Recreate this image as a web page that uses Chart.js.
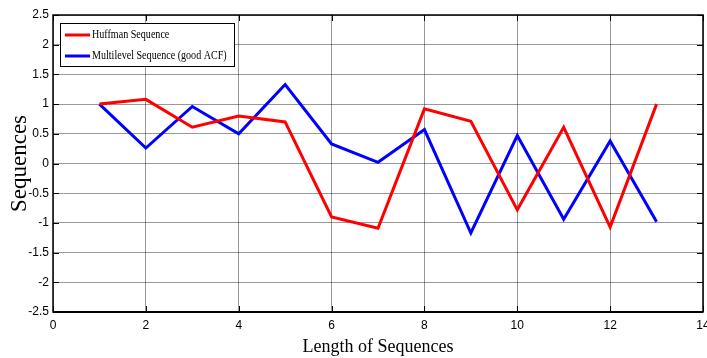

§

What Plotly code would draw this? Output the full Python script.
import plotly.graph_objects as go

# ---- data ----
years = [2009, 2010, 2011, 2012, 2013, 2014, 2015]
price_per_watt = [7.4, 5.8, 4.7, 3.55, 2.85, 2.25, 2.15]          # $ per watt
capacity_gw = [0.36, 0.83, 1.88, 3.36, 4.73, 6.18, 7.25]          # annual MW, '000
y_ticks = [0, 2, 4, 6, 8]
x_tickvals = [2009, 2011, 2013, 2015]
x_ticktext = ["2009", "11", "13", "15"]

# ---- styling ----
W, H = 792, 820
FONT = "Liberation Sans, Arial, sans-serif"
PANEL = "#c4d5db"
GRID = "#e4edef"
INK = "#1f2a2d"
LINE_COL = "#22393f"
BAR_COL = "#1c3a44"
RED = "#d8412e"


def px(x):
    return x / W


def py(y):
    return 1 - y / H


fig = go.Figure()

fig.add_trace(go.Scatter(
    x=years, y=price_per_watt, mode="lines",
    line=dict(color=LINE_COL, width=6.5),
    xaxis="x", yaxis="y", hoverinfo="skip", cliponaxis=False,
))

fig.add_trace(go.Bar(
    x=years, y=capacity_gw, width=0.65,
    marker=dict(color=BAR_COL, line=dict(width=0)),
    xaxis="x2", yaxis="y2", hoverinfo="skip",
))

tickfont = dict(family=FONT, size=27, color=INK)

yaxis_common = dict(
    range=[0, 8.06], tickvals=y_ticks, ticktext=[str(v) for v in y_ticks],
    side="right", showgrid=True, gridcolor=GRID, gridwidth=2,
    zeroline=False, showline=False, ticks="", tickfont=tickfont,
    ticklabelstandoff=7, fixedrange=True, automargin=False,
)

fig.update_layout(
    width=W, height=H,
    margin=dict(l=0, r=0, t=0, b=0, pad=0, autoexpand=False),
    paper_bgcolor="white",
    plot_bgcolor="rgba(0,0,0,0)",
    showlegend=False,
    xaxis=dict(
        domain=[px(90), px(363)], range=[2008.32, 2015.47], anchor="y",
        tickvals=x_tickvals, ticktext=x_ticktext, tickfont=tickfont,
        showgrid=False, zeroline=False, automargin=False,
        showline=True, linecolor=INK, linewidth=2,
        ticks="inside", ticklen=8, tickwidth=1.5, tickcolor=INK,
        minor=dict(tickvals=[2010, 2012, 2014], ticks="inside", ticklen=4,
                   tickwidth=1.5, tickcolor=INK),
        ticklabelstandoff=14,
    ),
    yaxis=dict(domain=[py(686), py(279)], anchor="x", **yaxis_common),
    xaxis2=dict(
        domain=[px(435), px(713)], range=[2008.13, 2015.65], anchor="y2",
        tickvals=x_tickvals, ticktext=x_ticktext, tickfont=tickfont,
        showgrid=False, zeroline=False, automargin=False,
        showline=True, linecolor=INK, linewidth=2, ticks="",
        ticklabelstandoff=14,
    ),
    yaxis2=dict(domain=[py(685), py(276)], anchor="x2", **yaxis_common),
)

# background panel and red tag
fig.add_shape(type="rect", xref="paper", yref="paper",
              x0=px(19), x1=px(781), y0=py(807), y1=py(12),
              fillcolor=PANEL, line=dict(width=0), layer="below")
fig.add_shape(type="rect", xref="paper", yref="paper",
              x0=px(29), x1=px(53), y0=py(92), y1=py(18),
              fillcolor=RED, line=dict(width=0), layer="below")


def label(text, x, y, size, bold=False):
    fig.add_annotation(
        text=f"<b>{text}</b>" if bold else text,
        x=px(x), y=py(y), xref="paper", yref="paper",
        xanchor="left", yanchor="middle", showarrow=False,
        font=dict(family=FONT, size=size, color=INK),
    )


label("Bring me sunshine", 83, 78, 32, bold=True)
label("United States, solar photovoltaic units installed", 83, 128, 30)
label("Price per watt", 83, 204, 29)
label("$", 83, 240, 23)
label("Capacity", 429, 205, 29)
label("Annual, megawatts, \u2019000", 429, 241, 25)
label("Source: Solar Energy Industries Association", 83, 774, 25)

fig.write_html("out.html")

§

» **Aim of the exercise**
Scan the data for the word "this" and copy every line where it shows up.

» **Task result**
Recreate this image as a web page that uses Chart.js.
What Plotly code would draw this? Output the full Python script.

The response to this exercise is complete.